▸ Job: Stop at the line containing "plt.rcParams['font.family'] = ['Liberation": repeat exactly every line of the entries below from the first up to it, plus that line, with pictures omitted.

▸ Given information:
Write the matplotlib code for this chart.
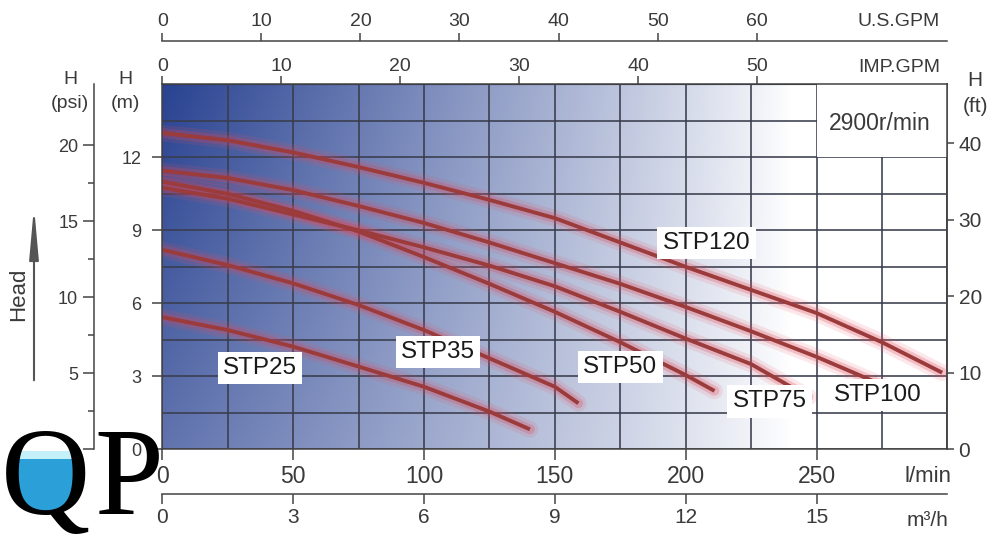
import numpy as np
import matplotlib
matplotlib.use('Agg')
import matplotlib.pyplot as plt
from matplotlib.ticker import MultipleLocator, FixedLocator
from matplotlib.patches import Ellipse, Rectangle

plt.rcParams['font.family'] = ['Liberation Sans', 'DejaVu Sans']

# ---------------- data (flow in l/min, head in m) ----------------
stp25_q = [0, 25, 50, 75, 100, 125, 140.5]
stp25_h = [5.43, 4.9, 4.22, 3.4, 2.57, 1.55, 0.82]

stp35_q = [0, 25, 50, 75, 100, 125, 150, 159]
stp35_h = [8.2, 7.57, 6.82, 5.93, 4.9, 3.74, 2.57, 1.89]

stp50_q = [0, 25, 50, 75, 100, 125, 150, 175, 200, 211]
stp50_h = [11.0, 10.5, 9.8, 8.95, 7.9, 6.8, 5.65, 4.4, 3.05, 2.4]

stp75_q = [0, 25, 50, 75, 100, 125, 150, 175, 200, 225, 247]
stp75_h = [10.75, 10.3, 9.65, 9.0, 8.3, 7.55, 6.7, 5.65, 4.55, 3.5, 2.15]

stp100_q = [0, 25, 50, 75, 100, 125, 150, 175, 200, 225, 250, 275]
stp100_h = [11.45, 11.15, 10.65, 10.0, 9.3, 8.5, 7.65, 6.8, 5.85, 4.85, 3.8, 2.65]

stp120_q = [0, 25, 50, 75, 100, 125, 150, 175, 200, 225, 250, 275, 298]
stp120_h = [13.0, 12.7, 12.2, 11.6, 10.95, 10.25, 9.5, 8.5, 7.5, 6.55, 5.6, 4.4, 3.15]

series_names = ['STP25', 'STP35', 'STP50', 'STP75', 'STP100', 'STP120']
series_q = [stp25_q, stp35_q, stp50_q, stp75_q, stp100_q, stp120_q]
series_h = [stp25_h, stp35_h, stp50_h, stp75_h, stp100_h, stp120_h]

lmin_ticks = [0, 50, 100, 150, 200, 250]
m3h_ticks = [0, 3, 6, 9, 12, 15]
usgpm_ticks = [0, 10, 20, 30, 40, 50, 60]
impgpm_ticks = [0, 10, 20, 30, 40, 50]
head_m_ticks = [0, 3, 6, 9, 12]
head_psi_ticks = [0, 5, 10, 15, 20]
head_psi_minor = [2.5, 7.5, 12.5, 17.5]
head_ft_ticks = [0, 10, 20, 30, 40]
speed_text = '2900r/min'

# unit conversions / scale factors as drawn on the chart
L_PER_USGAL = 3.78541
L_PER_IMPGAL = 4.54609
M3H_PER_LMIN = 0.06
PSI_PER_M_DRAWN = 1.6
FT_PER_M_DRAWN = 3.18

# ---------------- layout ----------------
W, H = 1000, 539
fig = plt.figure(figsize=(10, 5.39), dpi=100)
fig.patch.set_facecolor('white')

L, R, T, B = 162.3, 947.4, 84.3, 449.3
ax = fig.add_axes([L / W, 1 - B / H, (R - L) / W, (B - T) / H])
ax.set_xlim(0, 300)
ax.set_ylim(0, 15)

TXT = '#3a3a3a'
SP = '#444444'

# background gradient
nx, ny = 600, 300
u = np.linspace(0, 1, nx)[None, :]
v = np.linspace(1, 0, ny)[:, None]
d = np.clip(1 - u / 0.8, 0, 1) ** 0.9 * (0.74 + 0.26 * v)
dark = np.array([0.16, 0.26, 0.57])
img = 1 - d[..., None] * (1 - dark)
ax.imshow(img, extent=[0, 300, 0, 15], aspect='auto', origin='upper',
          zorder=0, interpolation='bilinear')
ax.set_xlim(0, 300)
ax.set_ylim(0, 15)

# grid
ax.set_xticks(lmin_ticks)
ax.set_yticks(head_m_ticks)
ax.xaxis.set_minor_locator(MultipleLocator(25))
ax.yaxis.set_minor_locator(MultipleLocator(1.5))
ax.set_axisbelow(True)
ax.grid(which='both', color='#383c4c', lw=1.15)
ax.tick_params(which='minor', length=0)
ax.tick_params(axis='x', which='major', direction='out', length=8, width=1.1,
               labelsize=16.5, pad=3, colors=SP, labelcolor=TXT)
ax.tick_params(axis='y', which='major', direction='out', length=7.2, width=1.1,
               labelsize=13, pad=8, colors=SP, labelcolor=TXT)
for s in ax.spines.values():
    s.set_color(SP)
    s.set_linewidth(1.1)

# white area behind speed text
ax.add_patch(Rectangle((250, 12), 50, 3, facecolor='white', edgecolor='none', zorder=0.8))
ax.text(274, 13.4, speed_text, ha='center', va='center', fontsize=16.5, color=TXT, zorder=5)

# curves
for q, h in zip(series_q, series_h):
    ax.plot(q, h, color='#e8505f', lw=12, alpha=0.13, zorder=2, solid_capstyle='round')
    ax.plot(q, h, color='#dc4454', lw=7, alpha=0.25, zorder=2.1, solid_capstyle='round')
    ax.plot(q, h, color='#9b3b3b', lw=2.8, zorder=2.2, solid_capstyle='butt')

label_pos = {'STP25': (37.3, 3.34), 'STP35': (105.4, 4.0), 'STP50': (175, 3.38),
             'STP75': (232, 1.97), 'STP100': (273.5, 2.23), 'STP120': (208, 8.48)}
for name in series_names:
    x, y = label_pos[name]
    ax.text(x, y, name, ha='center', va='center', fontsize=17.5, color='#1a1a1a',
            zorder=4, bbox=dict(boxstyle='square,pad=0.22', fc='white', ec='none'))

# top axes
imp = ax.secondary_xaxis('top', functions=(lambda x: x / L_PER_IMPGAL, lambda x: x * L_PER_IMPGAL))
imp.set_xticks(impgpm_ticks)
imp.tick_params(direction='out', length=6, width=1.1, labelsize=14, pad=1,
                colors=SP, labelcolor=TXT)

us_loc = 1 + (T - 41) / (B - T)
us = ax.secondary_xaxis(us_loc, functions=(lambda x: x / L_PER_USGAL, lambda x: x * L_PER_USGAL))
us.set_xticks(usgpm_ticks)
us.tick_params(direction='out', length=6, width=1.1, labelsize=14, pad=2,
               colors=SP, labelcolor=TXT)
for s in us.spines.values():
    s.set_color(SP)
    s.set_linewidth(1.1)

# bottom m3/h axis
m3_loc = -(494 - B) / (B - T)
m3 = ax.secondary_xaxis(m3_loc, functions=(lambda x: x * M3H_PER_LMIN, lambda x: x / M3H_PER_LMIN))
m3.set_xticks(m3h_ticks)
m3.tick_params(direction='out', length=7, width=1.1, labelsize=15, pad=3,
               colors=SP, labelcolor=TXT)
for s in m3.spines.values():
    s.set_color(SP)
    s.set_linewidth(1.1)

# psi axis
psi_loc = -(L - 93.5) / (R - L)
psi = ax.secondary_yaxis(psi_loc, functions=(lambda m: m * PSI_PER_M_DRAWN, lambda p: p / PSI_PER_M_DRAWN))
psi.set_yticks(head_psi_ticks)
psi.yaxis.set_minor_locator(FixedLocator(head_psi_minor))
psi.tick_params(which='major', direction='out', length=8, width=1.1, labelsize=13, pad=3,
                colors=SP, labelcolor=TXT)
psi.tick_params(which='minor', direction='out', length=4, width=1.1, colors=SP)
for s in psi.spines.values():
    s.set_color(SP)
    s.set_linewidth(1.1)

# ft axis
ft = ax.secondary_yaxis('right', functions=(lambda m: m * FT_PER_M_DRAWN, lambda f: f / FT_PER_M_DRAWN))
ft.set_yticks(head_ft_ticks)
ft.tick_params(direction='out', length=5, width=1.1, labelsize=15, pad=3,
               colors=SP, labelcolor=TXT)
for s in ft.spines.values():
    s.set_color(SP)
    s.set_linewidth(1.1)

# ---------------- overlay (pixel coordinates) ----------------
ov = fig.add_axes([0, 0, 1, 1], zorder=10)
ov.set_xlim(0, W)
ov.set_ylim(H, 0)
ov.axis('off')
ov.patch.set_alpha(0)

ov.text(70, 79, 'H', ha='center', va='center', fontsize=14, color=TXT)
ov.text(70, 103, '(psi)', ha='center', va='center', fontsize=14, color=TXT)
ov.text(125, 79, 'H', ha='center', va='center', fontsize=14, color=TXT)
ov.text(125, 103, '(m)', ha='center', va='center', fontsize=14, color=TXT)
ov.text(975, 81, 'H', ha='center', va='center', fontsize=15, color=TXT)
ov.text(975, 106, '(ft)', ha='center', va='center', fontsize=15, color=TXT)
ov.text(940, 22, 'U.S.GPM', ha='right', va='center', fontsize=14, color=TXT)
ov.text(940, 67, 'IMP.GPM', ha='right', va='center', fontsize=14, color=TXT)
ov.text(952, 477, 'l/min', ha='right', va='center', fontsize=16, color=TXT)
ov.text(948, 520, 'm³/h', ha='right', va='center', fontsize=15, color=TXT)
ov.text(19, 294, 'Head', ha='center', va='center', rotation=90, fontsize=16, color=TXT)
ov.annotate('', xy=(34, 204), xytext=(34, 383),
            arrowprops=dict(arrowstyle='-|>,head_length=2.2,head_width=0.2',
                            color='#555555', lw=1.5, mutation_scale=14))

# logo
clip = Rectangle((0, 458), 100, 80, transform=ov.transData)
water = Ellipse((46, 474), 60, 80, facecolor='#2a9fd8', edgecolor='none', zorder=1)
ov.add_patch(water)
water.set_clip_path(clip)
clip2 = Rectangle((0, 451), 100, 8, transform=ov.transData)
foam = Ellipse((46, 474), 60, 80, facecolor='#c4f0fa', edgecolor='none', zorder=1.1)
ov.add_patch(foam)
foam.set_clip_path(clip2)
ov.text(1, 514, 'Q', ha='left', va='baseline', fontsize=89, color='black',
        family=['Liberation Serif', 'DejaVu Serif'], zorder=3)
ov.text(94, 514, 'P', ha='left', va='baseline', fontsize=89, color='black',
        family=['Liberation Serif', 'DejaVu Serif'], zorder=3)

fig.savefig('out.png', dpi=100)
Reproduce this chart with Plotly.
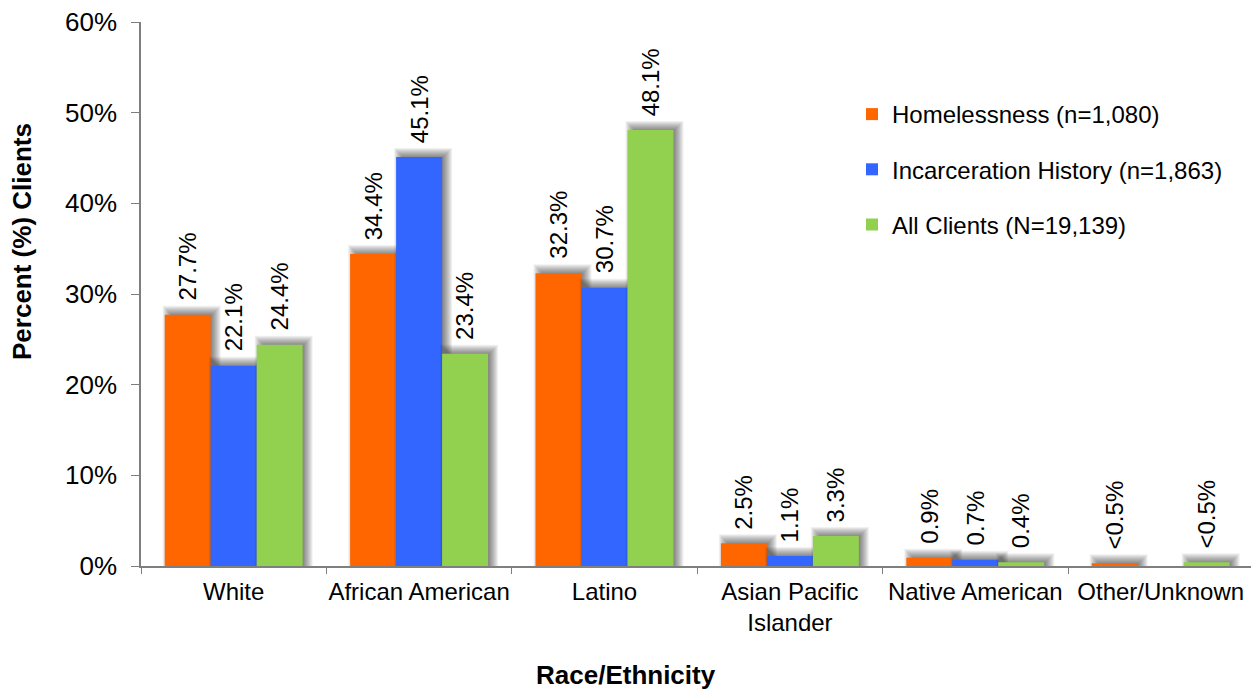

▸ Output below:
Write the matplotlib code for this chart.
import numpy as np
import matplotlib
matplotlib.use('Agg')
import matplotlib.pyplot as plt
from matplotlib.ticker import MultipleLocator, FixedLocator
from matplotlib.patches import Ellipse, Rectangle

plt.rcParams['font.family'] = ['Liberation Sans', 'DejaVu Sans']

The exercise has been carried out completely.